After my first basketball game of the season, I decided to sit for the national anthem before the game had started. My coach wanted to understand why, so he decided to come talk to me and my parents after the game. And we had a good conversation. He wanted me to be able to elaborate, so my parents were like, ‘hey, why not write an essay?’ So I wrote it and gave it to my coach, and he was like ‘wow, you should give it to somebody,’ and I said OK. And he took care of the rest, really.
(Was it) Something you’d been thinking about for a long time but maybe hadn’t articulated into words until that point?
Yeah. Honestly, since I was way younger, since like fifth grade I started to think about it more and more. This summer, I just got fed up with it and just, I started to think of ways that I could help or try and express myself, really so people would understand my perspective on it.
It’s only been 50 short years since housing discrimination based on color was outlawed in the city of East Lansing. How do you feel about the fact that this apology is now coming five decades later?
I wish it would’ve come sooner, but I’m glad it’s happening. It’s necessary to heal so that everybody will be able to get over things. I’m pretty sure there are certain people that are ‘salty,’ I should say, because they weren’t able to live here and they were forced to buy a house somewhere else or even leave the state because they wanted to actually get good housing and good schools.
One of my colleagues, Scott Pohl, spoke with East Lansing Mayor Mark Meadows. He asked him why he thought it had taken so long for the city to issue this apology:
For us, I felt like it was an easy choice. And it may be easy to apologize many years afterwards. But for some reason, it always seems like there’s at least some portion of the community that is offended by the idea that since they were never really involved in it, they don’t want anybody to apologize. Well, I think it’s appropriate for us to (apologize). But that isn’t enough. It isn’t enough just to apologize.
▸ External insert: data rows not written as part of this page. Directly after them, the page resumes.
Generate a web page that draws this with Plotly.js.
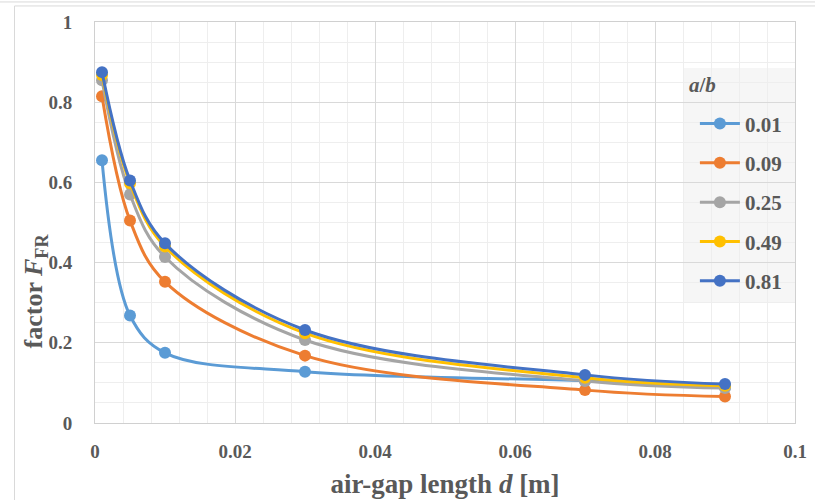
<!DOCTYPE html>
<html><head><meta charset="utf-8">
<script src="https://cdn.plot.ly/plotly-3.0.1.min.js"></script>
<style>body{margin:0;background:#fff}#c{width:815px;height:500px}</style>
</head><body><div id="c"></div>
<script>
const gapLength = [0.001, 0.005, 0.01, 0.03, 0.07, 0.09];
const ratioLabels = ['0.01', '0.09', '0.25', '0.49', '0.81'];
const f001 = [0.655, 0.268, 0.175, 0.128, 0.105, 0.089];
const f009 = [0.815, 0.505, 0.352, 0.168, 0.082, 0.066];
const f025 = [0.855, 0.570, 0.414, 0.207, 0.105, 0.087];
const f049 = [0.868, 0.598, 0.440, 0.224, 0.113, 0.093];
const f081 = [0.875, 0.605, 0.448, 0.232, 0.120, 0.097];
const xTickVals = [0, 0.02, 0.04, 0.06, 0.08, 0.1];
const xTickText = ['0', '0.02', '0.04', '0.06', '0.08', '0.1'];
const yTickVals = [0, 0.2, 0.4, 0.6, 0.8, 1];
const yTickText = ['0', '0.2', '0.4', '0.6', '0.8', '1'];

const seriesValues = [f001, f009, f025, f049, f081];
const colors = ['#5B9BD5', '#ED7D31', '#A5A5A5', '#FFC000', '#4472C4'];
const serif = 'Liberation Serif, Times New Roman, serif';

const traces = seriesValues.map((vals, i) => ({
  x: gapLength, y: vals, type: 'scatter', mode: 'lines+markers',
  name: ratioLabels[i], legendgroup: 'g' + i,
  line: {color: colors[i], width: 3, shape: 'spline', smoothing: 1},
  marker: {color: colors[i], size: 12}
}));

const layout = {
  width: 815, height: 500,
  margin: {l: 95, r: 20, t: 22, b: 77},
  paper_bgcolor: '#fff', plot_bgcolor: '#fff',
  font: {family: serif, color: '#595959'},
  showlegend: true,
  legend: {
    x: 0.857, y: 0.797, xanchor: 'left', yanchor: 'top',
    bgcolor: 'rgba(0,0,0,0)', borderwidth: 0,
    font: {family: serif, size: 21, color: '#595959', weight: 'bold'},
    traceorder: 'grouped', tracegroupgap: 9,
    itemwidth: 40
  },
  xaxis: {
    range: [0, 0.1], tickvals: xTickVals, ticktext: xTickText,
    showgrid: true, gridcolor: '#d9d9d9', gridwidth: 1,
    minor: {dtick: 0.004, showgrid: true, gridcolor: '#eeeeee', gridwidth: 1},
    showline: true, linecolor: '#d0d0d0', mirror: true, linewidth: 1,
    zeroline: false, ticks: '',
    ticklabelstandoff: 11,
    tickfont: {family: serif, size: 19, color: '#595959', weight: 'bold'},
    title: {text: '<b>air-gap length <i>d</i> [m]</b>', standoff: 13,
            font: {family: serif, size: 27, color: '#595959'}}
  },
  yaxis: {
    range: [0, 1], tickvals: yTickVals, ticktext: yTickText,
    showgrid: true, gridcolor: '#d9d9d9', gridwidth: 1,
    minor: {dtick: 0.05, showgrid: true, gridcolor: '#eeeeee', gridwidth: 1},
    showline: true, linecolor: '#d0d0d0', mirror: true, linewidth: 1,
    zeroline: false, ticks: '',
    ticklabelstandoff: 18,
    tickfont: {family: serif, size: 19, color: '#595959', weight: 'bold'}
  },
  annotations: [{
    xref: 'paper', yref: 'paper', x: -0.086, y: 0.33, xanchor: 'center', yanchor: 'middle',
    text: '<b>factor <i>F</i><sub>FR</sub></b>', textangle: -90, showarrow: false,
    font: {family: serif, size: 26, color: '#595959'}
  }, {
    xref: 'paper', yref: 'paper', x: 0.84, y: 0.843, xanchor: 'left', yanchor: 'middle',
    xshift: 4,
    text: '<b><i>a</i>/<i>b</i></b>', showarrow: false,
    font: {family: serif, size: 21, color: '#595959'}
  }],
  shapes: [
    {type: 'rect', xref: 'paper', yref: 'paper', x0: 0.84, x1: 1.0, y0: 0.302, y1: 0.885,
     fillcolor: 'rgba(238,238,238,0.55)', line: {width: 0}, layer: 'below'},
    {type: 'line', xref: 'paper', yref: 'paper', x0: -0.2, x1: 1.1, y0: 1.05, y1: 1.05, line: {color: '#d9d9d9', width: 1}},
    {type: 'line', xref: 'paper', yref: 'paper', x0: -0.115, x1: 1.1, y0: 1.04, y1: 1.04, line: {color: '#d9d9d9', width: 1}},
    {type: 'line', xref: 'paper', yref: 'paper', x0: -0.115, x1: -0.115, y0: 1.04, y1: -0.3, line: {color: '#d9d9d9', width: 1}}
  ]
};

Plotly.newPlot('c', traces, layout, {displayModeBar: false, staticPlot: true});
</script></body></html>
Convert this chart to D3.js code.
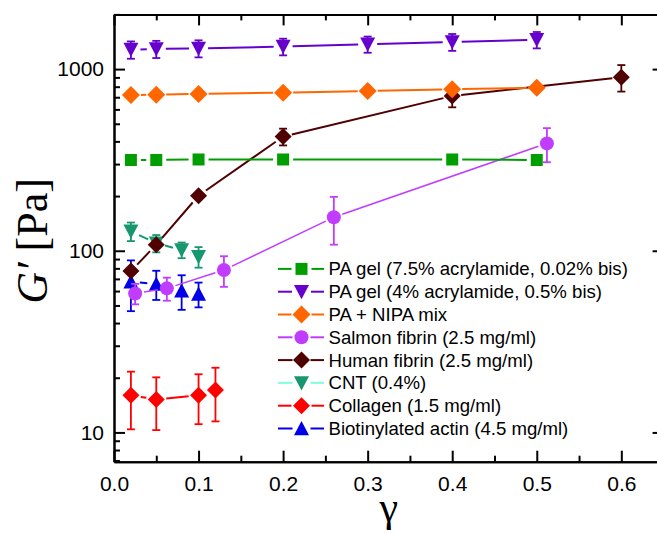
<!DOCTYPE html>
<html>
<head>
<meta charset="utf-8">
<script src="https://cdn.jsdelivr.net/npm/d3@7"></script>
<style>
  body { margin: 0; background: #fff; }
  svg { display: block; }
</style>
</head>
<body>
<svg id="chart" width="657" height="533"></svg>
<script>
// ---- data: storage modulus G' [Pa] versus strain amplitude gamma ----
const seriesNames = [
  "PA gel (7.5% acrylamide, 0.02% bis)",
  "PA gel (4% acrylamide, 0.5% bis)",
  "PA + NIPA mix",
  "Salmon fibrin (2.5 mg/ml)",
  "Human fibrin (2.5 mg/ml)",
  "CNT (0.4%)",
  "Collagen (1.5 mg/ml)",
  "Biotinylated actin (4.5 mg/ml)"
];

const paGel75X = [0.02, 0.05, 0.1, 0.2, 0.4, 0.5];
const paGel75Y = [316, 316, 318, 318, 318, 316];

const paGel4X = [0.02, 0.05, 0.1, 0.2, 0.3, 0.4, 0.5];
const paGel4Y = [1280, 1290, 1300, 1330, 1370, 1410, 1450];
const paGel4Err = [140, 140, 140, 140, 140, 150, 150];

const nipaX = [0.02, 0.05, 0.1, 0.2, 0.3, 0.4, 0.5];
const nipaY = [720, 722, 730, 742, 757, 774, 790];

const salmonX = [0.025, 0.0625, 0.13, 0.26, 0.512];
const salmonY = [58.2, 62.1, 78.3, 153, 390];
const salmonErr = [7.5, 9, 15, 45, 83];

const humanX = [0.02, 0.05, 0.1, 0.2, 0.4, 0.6];
const humanY = [77.3, 108, 201, 425, 711, 902];
const humanErr = [0, 0, 0, 45, 95, 150];

const cntX = [0.02, 0.05, 0.08, 0.1];
const cntY = [128, 110, 101, 92.7];
const cntErr = [15, 12, 10, 12];

const collagenX = [0.02, 0.05, 0.1, 0.12];
const collagenY = [16.0, 15.2, 16.0, 17.1];
const collagenErr = [5.6, 4.9, 4.9, 5.6];

const actinX = [0.02, 0.05, 0.08, 0.1];
const actinY = [67.5, 65.6, 60.3, 57.8];
const actinErr = [21, 12, 13, 9];

const xTicks = [0, 0.1, 0.2, 0.3, 0.4, 0.5, 0.6];
const xTickLabels = ["0.0", "0.1", "0.2", "0.3", "0.4", "0.5", "0.6"];
const yTicks = [10, 100, 1000];
const yTickLabels = ["10", "100", "1000"];

// ---- layout ----
const svg = d3.select("#chart");
const x = d3.scaleLinear().domain([0, 0.65]).range([114, 663.6]);
const y = d3.scaleLog().domain([6.9, 2000]).range([461.7, 14.4]);
const X0 = x.range()[0], X1 = x.range()[1];
const Y0 = y.range()[0], Y1 = y.range()[1];

const sans = "'Liberation Sans', Arial, Helvetica, sans-serif";
const serif = "'Liberation Serif', 'Times New Roman', Times, serif";

// ---- marker shapes ----
const shapes = {
  square: s => `M${-s/2},${-s/2}h${s}v${s}h${-s}Z`,
  triDown: s => `M${-s/2},${-s*0.45}L${s/2},${-s*0.45}L0,${s*0.5}Z`,
  triUp: s => `M${-s/2},${s*0.45}L${s/2},${s*0.45}L0,${-s*0.5}Z`,
  diamond: s => `M0,${-s/2}L${s/2},0L0,${s/2}L${-s/2},0Z`,
  circle: s => `M${-s/2},0a${s/2},${s/2} 0 1,0 ${s},0a${s/2},${s/2} 0 1,0 ${-s},0Z`
};

// ---- series table (draw order: later on top) ----
function pts(xs, ys, es) { return xs.map((v, i) => ({ x: v, y: ys[i], e: es ? es[i] : 0 })); }
const series = [
  { name: seriesNames[5], data: pts(cntX, cntY, cntErr), color: "#17976F", legendLine: "#80FFDD", shape: "triDown", size: 15, lw: 2, gap: 9 },
  { name: seriesNames[7], data: pts(actinX, actinY, actinErr), color: "#0000E6", shape: "triUp", size: 15, lw: 2, gap: 9 },
  { name: seriesNames[3], data: pts(salmonX, salmonY, salmonErr), color: "#C03CFF", shape: "circle", size: 14, lw: 1.5, gap: 9 },
  { name: seriesNames[4], data: pts(humanX, humanY, humanErr), color: "#500000", shape: "diamond", size: 17, lw: 2, gap: 9 },
  { name: seriesNames[0], data: pts(paGel75X, paGel75Y), color: "#009E00", shape: "square", size: 12, lw: 2, gap: 10 },
  { name: seriesNames[2], data: pts(nipaX, nipaY), color: "#FF6600", shape: "diamond", size: 18, lw: 2, gap: 10 },
  { name: seriesNames[1], data: pts(paGel4X, paGel4Y, paGel4Err), color: "#6600CC", shape: "triDown", size: 15, lw: 2, gap: 9.5 },
  { name: seriesNames[6], data: pts(collagenX, collagenY, collagenErr), color: "#FF0000", shape: "diamond", size: 17, lw: 2, gap: 10 }
];

// ---- axes ----
const axisColor = "#000";
function styleAxis(g) {
  g.selectAll("path.domain").attr("stroke", axisColor).attr("stroke-width", 2);
  g.selectAll(".tick line").attr("stroke", axisColor).attr("stroke-width", 2);
  g.selectAll("text").attr("font-family", sans).attr("font-size", 21).attr("fill", "#000");
}
const xMinor = d3.range(0.05, 0.65, 0.1).map(v => +v.toFixed(2));
const yMinor = [];
[1, 10, 100, 1000].forEach(d => { for (let k = 2; k <= 9; k++) { const v = d * k; if (v >= 6.9 && v <= 2000) yMinor.push(v); } });

// minor ticks
svg.append("g").attr("transform", `translate(0,${Y0})`)
  .call(d3.axisBottom(x).tickValues(xMinor).tickSizeInner(-6).tickSizeOuter(0).tickFormat(""))
  .call(styleAxis);
svg.append("g").attr("transform", `translate(0,${Y1})`)
  .call(d3.axisTop(x).tickValues(xMinor).tickSizeInner(-6).tickSizeOuter(0).tickFormat(""))
  .call(styleAxis);
svg.append("g").attr("transform", `translate(${X0},0)`)
  .call(d3.axisLeft(y).tickValues(yMinor).tickSizeInner(-6).tickSizeOuter(0).tickFormat(""))
  .call(styleAxis);
svg.append("g").attr("transform", `translate(${X1},0)`)
  .call(d3.axisRight(y).tickValues(yMinor).tickSizeInner(-6).tickSizeOuter(0).tickFormat(""))
  .call(styleAxis);

// major ticks and labels
svg.append("g").attr("transform", `translate(0,${Y0})`)
  .call(d3.axisBottom(x).tickValues(xTicks).tickSizeInner(-11).tickSizeOuter(0).tickPadding(14)
    .tickFormat((d, i) => xTickLabels[i]))
  .call(styleAxis);
svg.append("g").attr("transform", `translate(0,${Y1})`)
  .call(d3.axisTop(x).tickValues(xTicks).tickSizeInner(-11).tickSizeOuter(0).tickFormat(""))
  .call(styleAxis);
svg.append("g").attr("transform", `translate(${X0},0)`)
  .call(d3.axisLeft(y).tickValues(yTicks).tickSizeInner(-11).tickSizeOuter(0).tickPadding(10)
    .tickFormat((d, i) => yTickLabels[i]))
  .call(styleAxis);
svg.append("g").attr("transform", `translate(${X1},0)`)
  .call(d3.axisRight(y).tickValues(yTicks).tickSizeInner(-11).tickSizeOuter(0).tickFormat(""))
  .call(styleAxis);

// axis titles
svg.append("text")
  .attr("transform", `translate(47,241) rotate(-90)`)
  .attr("text-anchor", "middle")
  .attr("font-family", serif).attr("font-size", 44).attr("fill", "#000")
  .call(t => {
    t.append("tspan").attr("font-style", "italic").text("G′");
    t.append("tspan").text(" [Pa]");
  });
svg.append("text")
  .attr("x", (X0 + X1) / 2).attr("y", 521)
  .attr("text-anchor", "middle")
  .attr("font-family", serif).attr("font-size", 42).attr("fill", "#000")
  .text("γ");

// ---- connecting lines with small gaps at each marker ----
function gappedSegments(points, gap) {
  const segs = [];
  for (let i = 0; i < points.length - 1; i++) {
    const [ax, ay] = points[i], [bx, by] = points[i + 1];
    const L = Math.hypot(bx - ax, by - ay);
    if (L <= 2 * gap) continue;
    const ux = (bx - ax) / L, uy = (by - ay) / L;
    segs.push([ax + ux * gap, ay + uy * gap, bx - ux * gap, by - uy * gap]);
  }
  return segs;
}

const plot = svg.append("g");
series.forEach(s => {
  const g = plot.append("g");
  const px = s.data.map(d => [x(d.x), y(d.y)]);
  g.selectAll("line.seg").data(gappedSegments(px, s.gap)).join("line")
    .attr("x1", d => d[0]).attr("y1", d => d[1]).attr("x2", d => d[2]).attr("y2", d => d[3])
    .attr("stroke", s.color).attr("stroke-width", s.lw);
  // error bars
  const eb = s.data.filter(d => d.e > 0);
  g.selectAll("line.eb").data(eb).join("line")
    .attr("x1", d => x(d.x)).attr("x2", d => x(d.x))
    .attr("y1", d => y(d.y + d.e)).attr("y2", d => y(d.y - d.e))
    .attr("stroke", s.color).attr("stroke-width", 1.8);
  ["top", "bot"].forEach(k => {
    g.selectAll("line.cap" + k).data(eb).join("line")
      .attr("x1", d => x(d.x) - 4).attr("x2", d => x(d.x) + 4)
      .attr("y1", d => y(k === "top" ? d.y + d.e : d.y - d.e))
      .attr("y2", d => y(k === "top" ? d.y + d.e : d.y - d.e))
      .attr("stroke", s.color).attr("stroke-width", 1.8);
  });
  g.selectAll("path.mk").data(s.data).join("path")
    .attr("transform", d => `translate(${x(d.x)},${y(d.y)})`)
    .attr("d", shapes[s.shape](s.size))
    .attr("fill", s.color);
});

// ---- legend ----
const legendOrder = [0, 1, 2, 3, 4, 5, 6, 7];
const legend = svg.append("g");
legendOrder.forEach((idx, row) => {
  const s = series.find(d => d.name === seriesNames[idx]);
  const cy = 268.9 + row * 22.8;
  const lx0 = 278, lx1 = 324, mx = 301.5;
  const lc = s.legendLine || s.color;
  legend.append("line").attr("x1", lx0).attr("x2", mx - s.gap).attr("y1", cy).attr("y2", cy)
    .attr("stroke", lc).attr("stroke-width", 2);
  legend.append("line").attr("x1", mx + s.gap).attr("x2", lx1).attr("y1", cy).attr("y2", cy)
    .attr("stroke", lc).attr("stroke-width", 2);
  legend.append("path").attr("transform", `translate(${mx},${cy})`)
    .attr("d", shapes[s.shape](s.size)).attr("fill", s.color);
  legend.append("text").attr("x", 328.5).attr("y", cy).attr("dy", "0.35em")
    .attr("font-family", sans).attr("font-size", 18.6).attr("fill", "#000")
    .text(s.name);
});
</script>
</body>
</html>
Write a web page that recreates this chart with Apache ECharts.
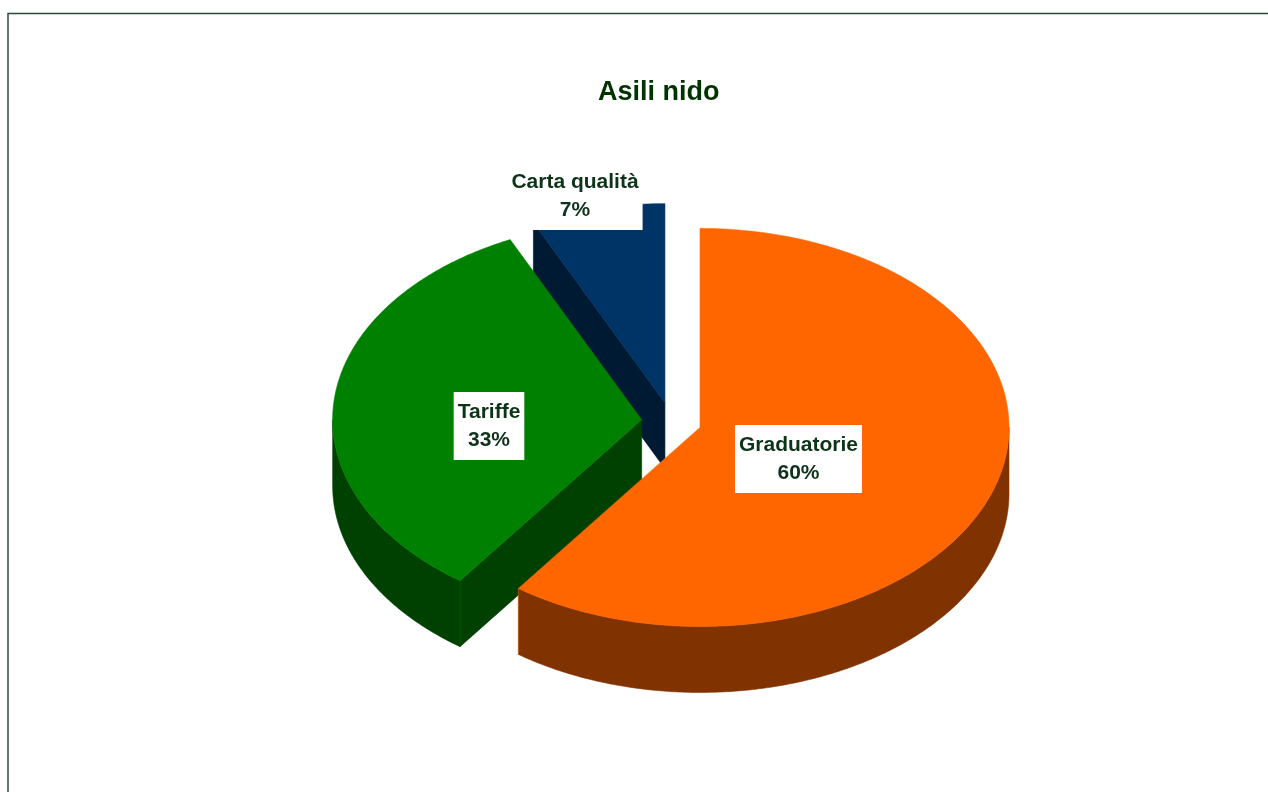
<!DOCTYPE html>
<html><head><meta charset="utf-8">
<style>html,body{margin:0;padding:0;background:#fff}#c{width:1268px;height:792px}</style>
<script src="https://cdn.jsdelivr.net/npm/echarts@6/dist/echarts.min.js"></script>
</head><body><div id="c"></div>
<script>
const titleText = 'Asili nido';
const categories = ['Graduatorie', 'Tariffe', 'Carta qualità'];
const values = [60, 33, 7];
const topColors = ['#ff6600', '#008000', '#003366'];
const wallColors = ['#803300', '#004000', '#001a33'];
const labelCentres = [[798.5, 459], [489, 426], [575, 196]];

const CX = 671.5, CY = 421.5, RX = 309, RY = 199, DEPTH = 66, EXPLODE = 0.097;
const total = values.reduce((a, b) => a + b, 0);
const TAU = Math.PI * 2;
const rim = (c, t) => [c[0] + RX * Math.sin(t), c[1] - RY * Math.cos(t)];
const down = p => [p[0], p[1] + DEPTH];

function arc(c, a, b) {
  const n = Math.max(2, Math.ceil(Math.abs(b - a) / 0.01)), pts = [];
  for (let i = 0; i <= n; i++) pts.push(rim(c, a + (b - a) * i / n));
  return pts;
}
function sliceElements(idx) {
  let before = 0;
  for (let i = 0; i < idx; i++) before += values[i];
  const a = before / total * TAU, b = (before + values[idx]) / total * TAU, m = (a + b) / 2;
  const c = [CX + EXPLODE * RX * Math.sin(m), CY - EXPLODE * RY * Math.cos(m)];
  const wall = wallColors[idx], top = topColors[idx], kids = [];
  const poly = (points, fill) => kids.push({
    type: 'polygon', shape: { points },
    style: { fill, stroke: fill, lineWidth: 0.6 }
  });
  // outer wall on the lower half of the rim
  const lo = Math.max(a, Math.PI / 2), hi = Math.min(b, Math.PI * 1.5);
  if (hi > lo) {
    const r = arc(c, lo, hi);
    poly(r.concat(r.map(down).reverse()), wall);
  }
  // a radial cut face shows when it looks down the screen
  if (Math.sin(a) < -0.01) {
    const p = rim(c, a);
    poly([c, p, down(p), down(c)], wall);
  }
  if (Math.sin(b) > 0.01) {
    const p = rim(c, b);
    poly([c, p, down(p), down(c)], wall);
  }
  // thin highlight on the vertical edge where the outer wall ends
  [lo > Math.PI / 2 ? lo : null, hi < Math.PI * 1.5 ? hi : null].forEach(t => {
    if (t === null || !(hi > lo)) return;
    const p = rim(c, t), q = down(p);
    kids.push({
      type: 'line', shape: { x1: p[0], y1: p[1], x2: q[0], y2: q[1] },
      style: { stroke: top, lineWidth: 1, opacity: 0.4 }
    });
  });
  poly([c].concat(arc(c, a, b)), top);
  return kids;
}

const labelText = i => categories[i] + '\n' + values[i] + '%';

const chart = echarts.init(document.getElementById('c'), null, { renderer: 'canvas' });
chart.setOption({
  animation: false,
  backgroundColor: '#ffffff',
  title: {
    text: titleText, left: 593, top: 74,
    textStyle: { fontFamily: 'Liberation Sans', fontSize: 27, fontWeight: 'bold', color: '#003300' }
  },
  graphic: [{
    type: 'rect', silent: true, z: 0,
    shape: { x: 8, y: 13.5, width: 1300, height: 820 },
    style: { fill: 'none', stroke: '#2c4a38', lineWidth: 1.5 }
  }],
  series: [{
    type: 'custom',
    coordinateSystem: 'none',
    silent: true,
    z: 2,
    // back-to-front painting order
    data: [2, 1, 0].map(i => ({ value: [i, values[i]], name: categories[i] })),
    renderItem: (params, api) => ({ type: 'group', children: sliceElements(api.value(0)) })
  }, {
    type: 'custom',
    coordinateSystem: 'none',
    silent: true,
    z: 3,
    data: categories.map((n, i) => ({ value: [i, values[i]], name: n })),
    renderItem: (params, api) => {
      const i = api.value(0);
      return {
        type: 'text',
        style: {
          x: labelCentres[i][0], y: labelCentres[i][1],
          text: labelText(i), align: 'center', verticalAlign: 'middle',
          font: 'bold 21px "Liberation Sans"', lineHeight: 28,
          fill: '#0d3319', backgroundColor: '#ffffff',
          padding: [6, 4, 6, 4]
        }
      };
    }
  }]
});
</script></body></html>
I feel like that’s a lot of people’s view on many things. It’s like, when you’re a kid and if you’ve ever had a sibling, it’s like, they make a mess and your mom says, ‘clean it up.’ And you say, ‘but I didn’t do it; it’s not my fault.’ But you’re always taught to try and clean it up. You have to try and clean it up so the house can be clean. Why not just take a little part, a little increment, even if it’s not you.
Have you been surprised by the reaction to this essay?
You have no idea! I thought that...I never...I’m at a loss for words on how quickly this is happening. I thought it would take way longer than this. It’s been so amazing and everybody’s been so supportive that it’s special.
How do you feel about being a young man of color in 2018 living in East Lansing?
Man, I feel special. Because to think that 50 years ago, there was maybe a handful of blacks my age that were actually able to live here. Maybe college students or something...but people my age that are growing up in East Lansing? Just to think that now I’m able to do that...it just makes me happy.